*Brief:* Print nothing but the lines from the start of the listing below through the line that contains "const xTicks = [0,5,10,15,20,25];". Do not include the pictures.

--- start ---

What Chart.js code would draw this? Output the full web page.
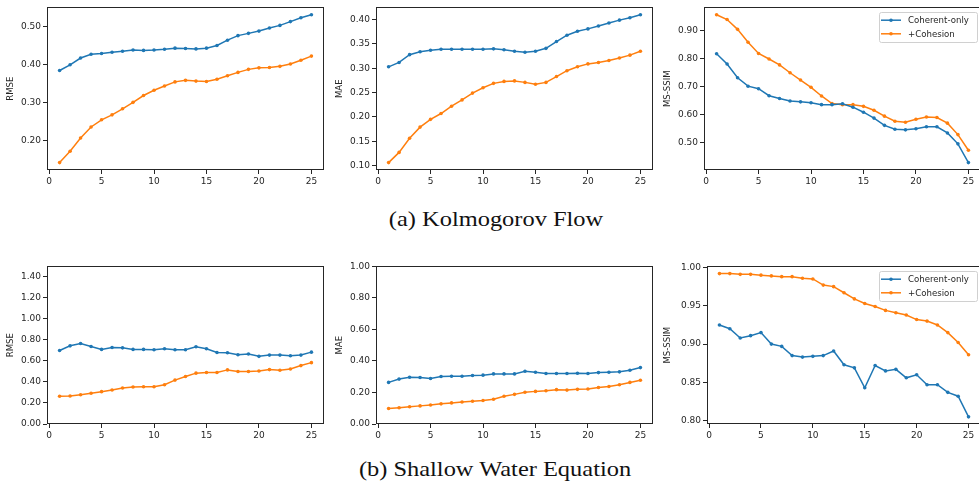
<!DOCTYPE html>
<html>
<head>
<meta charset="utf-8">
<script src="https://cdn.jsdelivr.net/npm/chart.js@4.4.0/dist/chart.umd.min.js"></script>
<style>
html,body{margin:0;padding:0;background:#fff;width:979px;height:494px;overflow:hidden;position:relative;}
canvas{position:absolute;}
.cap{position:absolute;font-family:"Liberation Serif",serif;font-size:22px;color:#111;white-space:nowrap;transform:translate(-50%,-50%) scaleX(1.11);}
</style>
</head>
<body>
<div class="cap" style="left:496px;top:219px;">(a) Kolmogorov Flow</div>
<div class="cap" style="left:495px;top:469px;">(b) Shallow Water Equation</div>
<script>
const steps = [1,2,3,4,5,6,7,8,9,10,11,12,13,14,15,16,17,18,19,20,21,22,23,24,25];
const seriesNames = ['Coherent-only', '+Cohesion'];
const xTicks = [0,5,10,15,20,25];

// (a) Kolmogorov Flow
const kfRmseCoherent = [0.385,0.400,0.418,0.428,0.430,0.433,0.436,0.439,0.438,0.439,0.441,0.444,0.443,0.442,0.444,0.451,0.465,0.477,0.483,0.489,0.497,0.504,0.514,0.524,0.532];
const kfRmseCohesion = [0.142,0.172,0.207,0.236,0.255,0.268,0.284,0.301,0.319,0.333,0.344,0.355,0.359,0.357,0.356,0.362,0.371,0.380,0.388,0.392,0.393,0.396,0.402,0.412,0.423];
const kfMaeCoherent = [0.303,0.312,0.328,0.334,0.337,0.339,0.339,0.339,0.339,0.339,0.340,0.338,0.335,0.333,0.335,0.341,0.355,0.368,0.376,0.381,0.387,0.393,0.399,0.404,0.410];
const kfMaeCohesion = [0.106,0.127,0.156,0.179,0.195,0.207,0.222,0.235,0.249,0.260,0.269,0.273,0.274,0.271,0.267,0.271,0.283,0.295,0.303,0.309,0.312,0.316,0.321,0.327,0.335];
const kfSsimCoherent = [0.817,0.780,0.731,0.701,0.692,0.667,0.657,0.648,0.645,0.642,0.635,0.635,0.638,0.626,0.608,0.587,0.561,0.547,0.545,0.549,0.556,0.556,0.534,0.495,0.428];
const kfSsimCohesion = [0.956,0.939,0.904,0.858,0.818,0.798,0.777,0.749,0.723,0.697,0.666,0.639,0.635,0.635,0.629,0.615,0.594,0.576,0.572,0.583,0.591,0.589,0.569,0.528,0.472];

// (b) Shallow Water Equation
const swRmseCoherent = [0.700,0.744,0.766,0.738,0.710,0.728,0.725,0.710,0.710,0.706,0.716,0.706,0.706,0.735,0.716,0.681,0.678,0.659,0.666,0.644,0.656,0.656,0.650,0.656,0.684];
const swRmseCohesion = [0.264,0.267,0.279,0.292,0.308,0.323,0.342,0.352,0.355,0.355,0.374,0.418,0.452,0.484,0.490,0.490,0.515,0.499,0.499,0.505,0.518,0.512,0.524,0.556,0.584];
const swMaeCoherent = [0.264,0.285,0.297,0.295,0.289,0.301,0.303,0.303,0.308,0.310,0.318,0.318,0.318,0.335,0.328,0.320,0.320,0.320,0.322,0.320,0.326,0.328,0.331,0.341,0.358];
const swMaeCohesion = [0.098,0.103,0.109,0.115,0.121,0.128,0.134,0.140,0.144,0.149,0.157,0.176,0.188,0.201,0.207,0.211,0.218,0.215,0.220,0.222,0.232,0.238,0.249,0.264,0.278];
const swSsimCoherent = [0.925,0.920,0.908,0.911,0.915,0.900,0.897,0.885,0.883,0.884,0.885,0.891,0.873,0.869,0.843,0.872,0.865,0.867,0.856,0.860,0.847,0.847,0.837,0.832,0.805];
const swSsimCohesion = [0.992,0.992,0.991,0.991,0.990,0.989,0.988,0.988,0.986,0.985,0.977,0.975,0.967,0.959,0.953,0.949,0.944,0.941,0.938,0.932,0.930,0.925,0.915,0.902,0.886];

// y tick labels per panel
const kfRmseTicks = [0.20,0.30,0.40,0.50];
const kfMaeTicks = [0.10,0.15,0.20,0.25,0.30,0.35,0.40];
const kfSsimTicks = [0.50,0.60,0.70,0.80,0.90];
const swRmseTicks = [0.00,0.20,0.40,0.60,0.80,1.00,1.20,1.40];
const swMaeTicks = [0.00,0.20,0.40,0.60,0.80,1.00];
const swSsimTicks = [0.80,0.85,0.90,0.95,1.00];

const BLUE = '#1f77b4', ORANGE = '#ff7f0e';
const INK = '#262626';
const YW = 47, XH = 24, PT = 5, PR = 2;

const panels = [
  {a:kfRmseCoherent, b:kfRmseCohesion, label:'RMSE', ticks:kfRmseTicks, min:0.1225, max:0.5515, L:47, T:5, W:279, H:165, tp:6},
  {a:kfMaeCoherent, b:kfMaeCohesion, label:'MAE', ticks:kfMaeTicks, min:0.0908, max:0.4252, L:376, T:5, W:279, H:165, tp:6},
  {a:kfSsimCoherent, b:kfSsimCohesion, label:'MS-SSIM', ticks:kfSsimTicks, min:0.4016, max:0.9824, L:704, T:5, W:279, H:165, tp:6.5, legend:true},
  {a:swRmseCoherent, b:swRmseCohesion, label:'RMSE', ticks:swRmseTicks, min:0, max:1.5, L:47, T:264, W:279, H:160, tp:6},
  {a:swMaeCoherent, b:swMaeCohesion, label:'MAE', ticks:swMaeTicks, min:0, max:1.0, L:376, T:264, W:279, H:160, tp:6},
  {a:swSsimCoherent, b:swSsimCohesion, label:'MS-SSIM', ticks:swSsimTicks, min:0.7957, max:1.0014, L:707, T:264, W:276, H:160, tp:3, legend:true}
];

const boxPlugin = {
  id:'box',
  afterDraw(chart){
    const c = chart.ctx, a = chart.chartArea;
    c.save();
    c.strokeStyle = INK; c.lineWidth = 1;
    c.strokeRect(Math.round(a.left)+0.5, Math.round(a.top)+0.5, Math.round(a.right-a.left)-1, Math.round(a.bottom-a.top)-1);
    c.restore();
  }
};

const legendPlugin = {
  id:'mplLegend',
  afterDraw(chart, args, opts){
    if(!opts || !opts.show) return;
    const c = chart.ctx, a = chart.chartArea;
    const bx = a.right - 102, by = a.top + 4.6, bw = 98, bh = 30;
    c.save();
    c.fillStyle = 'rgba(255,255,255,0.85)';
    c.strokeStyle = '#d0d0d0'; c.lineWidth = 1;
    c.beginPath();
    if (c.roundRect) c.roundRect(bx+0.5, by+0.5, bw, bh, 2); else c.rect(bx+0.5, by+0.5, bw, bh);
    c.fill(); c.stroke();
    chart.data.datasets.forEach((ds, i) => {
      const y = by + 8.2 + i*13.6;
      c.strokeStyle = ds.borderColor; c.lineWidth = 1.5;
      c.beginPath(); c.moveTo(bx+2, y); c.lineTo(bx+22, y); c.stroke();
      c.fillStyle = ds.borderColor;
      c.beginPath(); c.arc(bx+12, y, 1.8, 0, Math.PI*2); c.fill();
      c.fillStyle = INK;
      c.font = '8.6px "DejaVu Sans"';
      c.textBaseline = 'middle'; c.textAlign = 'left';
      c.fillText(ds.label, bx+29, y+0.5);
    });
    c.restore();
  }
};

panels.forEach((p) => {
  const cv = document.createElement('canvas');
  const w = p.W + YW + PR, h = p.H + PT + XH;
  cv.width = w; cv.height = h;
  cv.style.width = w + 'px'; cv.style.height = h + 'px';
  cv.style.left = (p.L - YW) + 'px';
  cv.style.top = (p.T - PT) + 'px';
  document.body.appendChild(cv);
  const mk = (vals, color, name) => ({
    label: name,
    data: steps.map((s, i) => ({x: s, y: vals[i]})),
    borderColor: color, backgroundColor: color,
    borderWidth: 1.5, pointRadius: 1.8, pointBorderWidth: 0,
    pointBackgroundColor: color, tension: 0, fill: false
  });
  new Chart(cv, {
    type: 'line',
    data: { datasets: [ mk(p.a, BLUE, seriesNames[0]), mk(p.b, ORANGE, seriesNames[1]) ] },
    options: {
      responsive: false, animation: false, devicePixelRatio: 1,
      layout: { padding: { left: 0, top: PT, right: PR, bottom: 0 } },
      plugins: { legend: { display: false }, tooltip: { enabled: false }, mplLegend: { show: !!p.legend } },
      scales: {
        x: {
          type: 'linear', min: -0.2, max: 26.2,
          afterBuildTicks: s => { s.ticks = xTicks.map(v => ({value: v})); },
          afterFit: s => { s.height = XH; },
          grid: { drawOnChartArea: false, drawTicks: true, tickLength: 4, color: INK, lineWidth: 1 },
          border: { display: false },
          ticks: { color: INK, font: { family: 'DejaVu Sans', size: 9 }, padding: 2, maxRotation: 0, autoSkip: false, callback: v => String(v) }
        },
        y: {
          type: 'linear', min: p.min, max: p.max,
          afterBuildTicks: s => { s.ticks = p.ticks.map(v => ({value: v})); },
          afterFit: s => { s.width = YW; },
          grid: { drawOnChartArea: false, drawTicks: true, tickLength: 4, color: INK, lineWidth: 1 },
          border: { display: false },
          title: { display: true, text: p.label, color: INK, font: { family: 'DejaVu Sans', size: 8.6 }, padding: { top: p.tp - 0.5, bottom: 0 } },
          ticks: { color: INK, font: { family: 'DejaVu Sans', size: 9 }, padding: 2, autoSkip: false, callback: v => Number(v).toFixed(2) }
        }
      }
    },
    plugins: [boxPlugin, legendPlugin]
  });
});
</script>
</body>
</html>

--- end ---

*Expected answer:*
What Chart.js code would draw this? Output the full web page.
<!DOCTYPE html>
<html>
<head>
<meta charset="utf-8">
<script src="https://cdn.jsdelivr.net/npm/chart.js@4.4.0/dist/chart.umd.min.js"></script>
<style>
html,body{margin:0;padding:0;background:#fff;width:979px;height:494px;overflow:hidden;position:relative;}
canvas{position:absolute;}
.cap{position:absolute;font-family:"Liberation Serif",serif;font-size:22px;color:#111;white-space:nowrap;transform:translate(-50%,-50%) scaleX(1.11);}
</style>
</head>
<body>
<div class="cap" style="left:496px;top:219px;">(a) Kolmogorov Flow</div>
<div class="cap" style="left:495px;top:469px;">(b) Shallow Water Equation</div>
<script>
const steps = [1,2,3,4,5,6,7,8,9,10,11,12,13,14,15,16,17,18,19,20,21,22,23,24,25];
const seriesNames = ['Coherent-only', '+Cohesion'];
const xTicks = [0,5,10,15,20,25];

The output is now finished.